## Provided information
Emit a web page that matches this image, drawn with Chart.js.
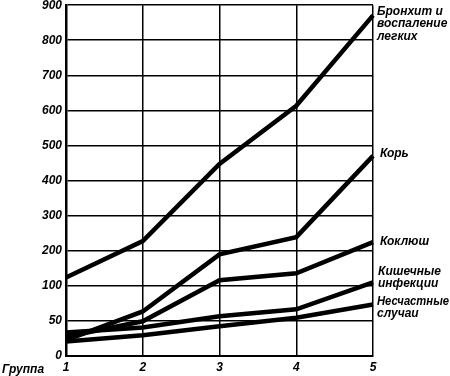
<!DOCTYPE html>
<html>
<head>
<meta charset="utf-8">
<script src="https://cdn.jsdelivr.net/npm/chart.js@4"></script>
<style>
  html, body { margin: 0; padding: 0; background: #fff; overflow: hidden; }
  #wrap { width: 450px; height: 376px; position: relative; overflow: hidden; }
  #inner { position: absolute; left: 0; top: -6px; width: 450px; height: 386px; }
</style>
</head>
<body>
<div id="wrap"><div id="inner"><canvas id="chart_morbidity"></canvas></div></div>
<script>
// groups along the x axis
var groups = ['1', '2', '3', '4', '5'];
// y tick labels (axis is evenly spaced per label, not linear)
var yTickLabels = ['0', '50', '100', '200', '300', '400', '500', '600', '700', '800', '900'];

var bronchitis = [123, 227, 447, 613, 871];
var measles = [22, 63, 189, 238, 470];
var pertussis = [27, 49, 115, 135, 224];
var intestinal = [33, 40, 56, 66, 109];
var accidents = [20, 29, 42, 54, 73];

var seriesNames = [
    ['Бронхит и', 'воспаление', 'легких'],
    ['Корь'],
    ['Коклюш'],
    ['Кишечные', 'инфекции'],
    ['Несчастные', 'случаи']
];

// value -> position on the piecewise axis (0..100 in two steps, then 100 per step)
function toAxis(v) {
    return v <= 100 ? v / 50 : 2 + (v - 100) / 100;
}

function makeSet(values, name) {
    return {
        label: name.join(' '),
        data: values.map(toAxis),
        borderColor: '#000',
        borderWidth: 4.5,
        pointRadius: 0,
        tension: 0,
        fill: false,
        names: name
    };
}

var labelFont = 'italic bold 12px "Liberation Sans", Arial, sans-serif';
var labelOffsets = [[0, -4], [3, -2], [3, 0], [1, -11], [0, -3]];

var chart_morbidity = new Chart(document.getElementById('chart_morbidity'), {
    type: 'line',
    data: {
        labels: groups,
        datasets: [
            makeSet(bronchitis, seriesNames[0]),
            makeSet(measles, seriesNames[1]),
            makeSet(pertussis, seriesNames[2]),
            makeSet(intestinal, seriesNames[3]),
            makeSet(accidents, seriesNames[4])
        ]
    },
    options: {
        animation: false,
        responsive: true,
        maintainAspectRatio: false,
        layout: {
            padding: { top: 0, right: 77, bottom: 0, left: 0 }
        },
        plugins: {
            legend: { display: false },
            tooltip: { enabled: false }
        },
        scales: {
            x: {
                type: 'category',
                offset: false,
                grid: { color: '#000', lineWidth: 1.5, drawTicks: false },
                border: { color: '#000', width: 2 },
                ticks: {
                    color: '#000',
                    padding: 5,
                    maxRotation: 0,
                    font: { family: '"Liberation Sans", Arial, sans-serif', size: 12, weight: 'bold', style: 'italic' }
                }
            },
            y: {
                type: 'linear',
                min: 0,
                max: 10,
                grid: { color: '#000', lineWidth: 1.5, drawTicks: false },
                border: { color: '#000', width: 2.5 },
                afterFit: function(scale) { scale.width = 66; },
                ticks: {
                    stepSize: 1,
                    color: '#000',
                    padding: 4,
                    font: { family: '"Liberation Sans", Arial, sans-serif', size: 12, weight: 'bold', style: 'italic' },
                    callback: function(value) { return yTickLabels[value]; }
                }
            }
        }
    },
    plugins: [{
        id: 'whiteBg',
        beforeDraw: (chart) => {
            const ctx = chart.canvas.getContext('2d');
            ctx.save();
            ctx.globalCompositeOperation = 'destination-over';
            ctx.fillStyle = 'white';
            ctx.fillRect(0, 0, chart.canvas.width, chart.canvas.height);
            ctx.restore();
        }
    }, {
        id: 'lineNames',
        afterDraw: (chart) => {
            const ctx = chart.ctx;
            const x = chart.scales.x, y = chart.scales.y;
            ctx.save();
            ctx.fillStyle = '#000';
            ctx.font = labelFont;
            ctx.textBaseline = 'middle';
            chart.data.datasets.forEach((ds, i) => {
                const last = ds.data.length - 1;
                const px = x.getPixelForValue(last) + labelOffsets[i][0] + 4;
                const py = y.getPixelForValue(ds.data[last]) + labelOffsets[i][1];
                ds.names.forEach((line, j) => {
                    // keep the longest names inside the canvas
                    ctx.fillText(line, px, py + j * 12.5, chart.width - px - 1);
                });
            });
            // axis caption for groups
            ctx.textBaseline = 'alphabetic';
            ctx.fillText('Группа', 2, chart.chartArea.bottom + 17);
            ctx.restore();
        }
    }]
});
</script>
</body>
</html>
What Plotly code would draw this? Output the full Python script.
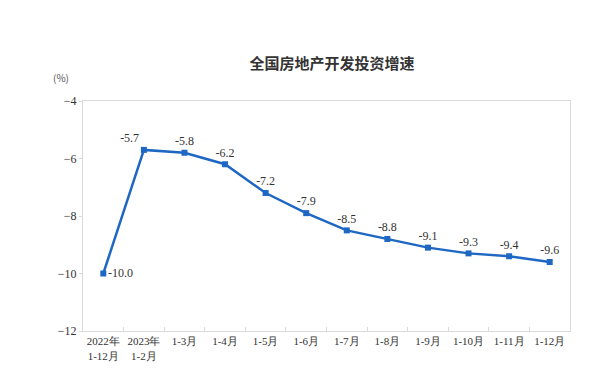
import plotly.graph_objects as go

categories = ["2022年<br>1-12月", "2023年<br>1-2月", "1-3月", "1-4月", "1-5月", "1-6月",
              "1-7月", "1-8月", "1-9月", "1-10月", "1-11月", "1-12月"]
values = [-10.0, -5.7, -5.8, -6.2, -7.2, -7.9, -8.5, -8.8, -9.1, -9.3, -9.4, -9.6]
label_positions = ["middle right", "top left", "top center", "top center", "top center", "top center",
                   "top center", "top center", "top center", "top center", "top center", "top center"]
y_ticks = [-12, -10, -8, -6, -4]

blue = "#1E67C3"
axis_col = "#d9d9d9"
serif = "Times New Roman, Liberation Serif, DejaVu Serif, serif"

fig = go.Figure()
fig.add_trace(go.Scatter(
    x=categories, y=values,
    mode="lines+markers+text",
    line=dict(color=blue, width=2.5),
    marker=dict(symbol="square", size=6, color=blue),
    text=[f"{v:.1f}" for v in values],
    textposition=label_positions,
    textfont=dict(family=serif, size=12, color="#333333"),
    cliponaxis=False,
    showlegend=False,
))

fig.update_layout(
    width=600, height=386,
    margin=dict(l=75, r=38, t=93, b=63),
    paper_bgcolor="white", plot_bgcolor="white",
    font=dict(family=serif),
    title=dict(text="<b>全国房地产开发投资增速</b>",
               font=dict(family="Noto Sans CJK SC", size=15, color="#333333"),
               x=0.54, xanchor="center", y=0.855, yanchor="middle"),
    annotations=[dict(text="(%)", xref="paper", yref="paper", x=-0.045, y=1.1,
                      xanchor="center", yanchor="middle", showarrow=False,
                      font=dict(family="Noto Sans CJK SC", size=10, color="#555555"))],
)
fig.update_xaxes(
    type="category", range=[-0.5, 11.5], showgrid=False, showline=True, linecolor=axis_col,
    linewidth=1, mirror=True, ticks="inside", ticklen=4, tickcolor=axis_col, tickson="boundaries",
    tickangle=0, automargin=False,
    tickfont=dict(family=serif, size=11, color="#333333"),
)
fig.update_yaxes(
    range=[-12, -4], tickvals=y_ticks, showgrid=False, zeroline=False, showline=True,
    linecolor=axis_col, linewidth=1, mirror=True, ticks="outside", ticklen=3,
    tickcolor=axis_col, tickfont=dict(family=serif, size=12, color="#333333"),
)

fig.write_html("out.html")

## What to do
Transcribe the full listing above exactly, with the images removed.

## Solution for this exercise
Emit a web page that matches this image, drawn with Chart.js.
<!DOCTYPE html>
<html>
<head>
<meta charset="utf-8">
<script src="https://cdn.jsdelivr.net/npm/chart.js@4"></script>
<style>
  html, body { margin: 0; padding: 0; background: #fff; overflow: hidden; }
  #wrap { width: 450px; height: 376px; position: relative; overflow: hidden; }
  #inner { position: absolute; left: 0; top: -6px; width: 450px; height: 386px; }
</style>
</head>
<body>
<div id="wrap"><div id="inner"><canvas id="chart_morbidity"></canvas></div></div>
<script>
// groups along the x axis
var groups = ['1', '2', '3', '4', '5'];
// y tick labels (axis is evenly spaced per label, not linear)
var yTickLabels = ['0', '50', '100', '200', '300', '400', '500', '600', '700', '800', '900'];

var bronchitis = [123, 227, 447, 613, 871];
var measles = [22, 63, 189, 238, 470];
var pertussis = [27, 49, 115, 135, 224];
var intestinal = [33, 40, 56, 66, 109];
var accidents = [20, 29, 42, 54, 73];

var seriesNames = [
    ['Бронхит и', 'воспаление', 'легких'],
    ['Корь'],
    ['Коклюш'],
    ['Кишечные', 'инфекции'],
    ['Несчастные', 'случаи']
];

// value -> position on the piecewise axis (0..100 in two steps, then 100 per step)
function toAxis(v) {
    return v <= 100 ? v / 50 : 2 + (v - 100) / 100;
}

function makeSet(values, name) {
    return {
        label: name.join(' '),
        data: values.map(toAxis),
        borderColor: '#000',
        borderWidth: 4.5,
        pointRadius: 0,
        tension: 0,
        fill: false,
        names: name
    };
}

var labelFont = 'italic bold 12px "Liberation Sans", Arial, sans-serif';
var labelOffsets = [[0, -4], [3, -2], [3, 0], [1, -11], [0, -3]];

var chart_morbidity = new Chart(document.getElementById('chart_morbidity'), {
    type: 'line',
    data: {
        labels: groups,
        datasets: [
            makeSet(bronchitis, seriesNames[0]),
            makeSet(measles, seriesNames[1]),
            makeSet(pertussis, seriesNames[2]),
            makeSet(intestinal, seriesNames[3]),
            makeSet(accidents, seriesNames[4])
        ]
    },
    options: {
        animation: false,
        responsive: true,
        maintainAspectRatio: false,
        layout: {
            padding: { top: 0, right: 77, bottom: 0, left: 0 }
        },
        plugins: {
            legend: { display: false },
            tooltip: { enabled: false }
        },
        scales: {
            x: {
                type: 'category',
                offset: false,
                grid: { color: '#000', lineWidth: 1.5, drawTicks: false },
                border: { color: '#000', width: 2 },
                ticks: {
                    color: '#000',
                    padding: 5,
                    maxRotation: 0,
                    font: { family: '"Liberation Sans", Arial, sans-serif', size: 12, weight: 'bold', style: 'italic' }
                }
            },
            y: {
                type: 'linear',
                min: 0,
                max: 10,
                grid: { color: '#000', lineWidth: 1.5, drawTicks: false },
                border: { color: '#000', width: 2.5 },
                afterFit: function(scale) { scale.width = 66; },
                ticks: {
                    stepSize: 1,
                    color: '#000',
                    padding: 4,
                    font: { family: '"Liberation Sans", Arial, sans-serif', size: 12, weight: 'bold', style: 'italic' },
                    callback: function(value) { return yTickLabels[value]; }
                }
            }
        }
    },
    plugins: [{
        id: 'whiteBg',
        beforeDraw: (chart) => {
            const ctx = chart.canvas.getContext('2d');
            ctx.save();
            ctx.globalCompositeOperation = 'destination-over';
            ctx.fillStyle = 'white';
            ctx.fillRect(0, 0, chart.canvas.width, chart.canvas.height);
            ctx.restore();
        }
    }, {
        id: 'lineNames',
        afterDraw: (chart) => {
            const ctx = chart.ctx;
            const x = chart.scales.x, y = chart.scales.y;
            ctx.save();
            ctx.fillStyle = '#000';
            ctx.font = labelFont;
            ctx.textBaseline = 'middle';
            chart.data.datasets.forEach((ds, i) => {
                const last = ds.data.length - 1;
                const px = x.getPixelForValue(last) + labelOffsets[i][0] + 4;
                const py = y.getPixelForValue(ds.data[last]) + labelOffsets[i][1];
                ds.names.forEach((line, j) => {
                    // keep the longest names inside the canvas
                    ctx.fillText(line, px, py + j * 12.5, chart.width - px - 1);
                });
            });
            // axis caption for groups
            ctx.textBaseline = 'alphabetic';
            ctx.fillText('Группа', 2, chart.chartArea.bottom + 17);
            ctx.restore();
        }
    }]
});
</script>
</body>
</html>
What Plotly code would draw this? Output the full Python script.
import plotly.graph_objects as go

categories = ["2022年<br>1-12月", "2023年<br>1-2月", "1-3月", "1-4月", "1-5月", "1-6月",
              "1-7月", "1-8月", "1-9月", "1-10月", "1-11月", "1-12月"]
values = [-10.0, -5.7, -5.8, -6.2, -7.2, -7.9, -8.5, -8.8, -9.1, -9.3, -9.4, -9.6]
label_positions = ["middle right", "top left", "top center", "top center", "top center", "top center",
                   "top center", "top center", "top center", "top center", "top center", "top center"]
y_ticks = [-12, -10, -8, -6, -4]

blue = "#1E67C3"
axis_col = "#d9d9d9"
serif = "Times New Roman, Liberation Serif, DejaVu Serif, serif"

fig = go.Figure()
fig.add_trace(go.Scatter(
    x=categories, y=values,
    mode="lines+markers+text",
    line=dict(color=blue, width=2.5),
    marker=dict(symbol="square", size=6, color=blue),
    text=[f"{v:.1f}" for v in values],
    textposition=label_positions,
    textfont=dict(family=serif, size=12, color="#333333"),
    cliponaxis=False,
    showlegend=False,
))

fig.update_layout(
    width=600, height=386,
    margin=dict(l=75, r=38, t=93, b=63),
    paper_bgcolor="white", plot_bgcolor="white",
    font=dict(family=serif),
    title=dict(text="<b>全国房地产开发投资增速</b>",
               font=dict(family="Noto Sans CJK SC", size=15, color="#333333"),
               x=0.54, xanchor="center", y=0.855, yanchor="middle"),
    annotations=[dict(text="(%)", xref="paper", yref="paper", x=-0.045, y=1.1,
                      xanchor="center", yanchor="middle", showarrow=False,
                      font=dict(family="Noto Sans CJK SC", size=10, color="#555555"))],
)
fig.update_xaxes(
    type="category", range=[-0.5, 11.5], showgrid=False, showline=True, linecolor=axis_col,
    linewidth=1, mirror=True, ticks="inside", ticklen=4, tickcolor=axis_col, tickson="boundaries",
    tickangle=0, automargin=False,
    tickfont=dict(family=serif, size=11, color="#333333"),
)
fig.update_yaxes(
    range=[-12, -4], tickvals=y_ticks, showgrid=False, zeroline=False, showline=True,
    linecolor=axis_col, linewidth=1, mirror=True, ticks="outside", ticklen=3,
    tickcolor=axis_col, tickfont=dict(family=serif, size=12, color="#333333"),
)

fig.write_html("out.html")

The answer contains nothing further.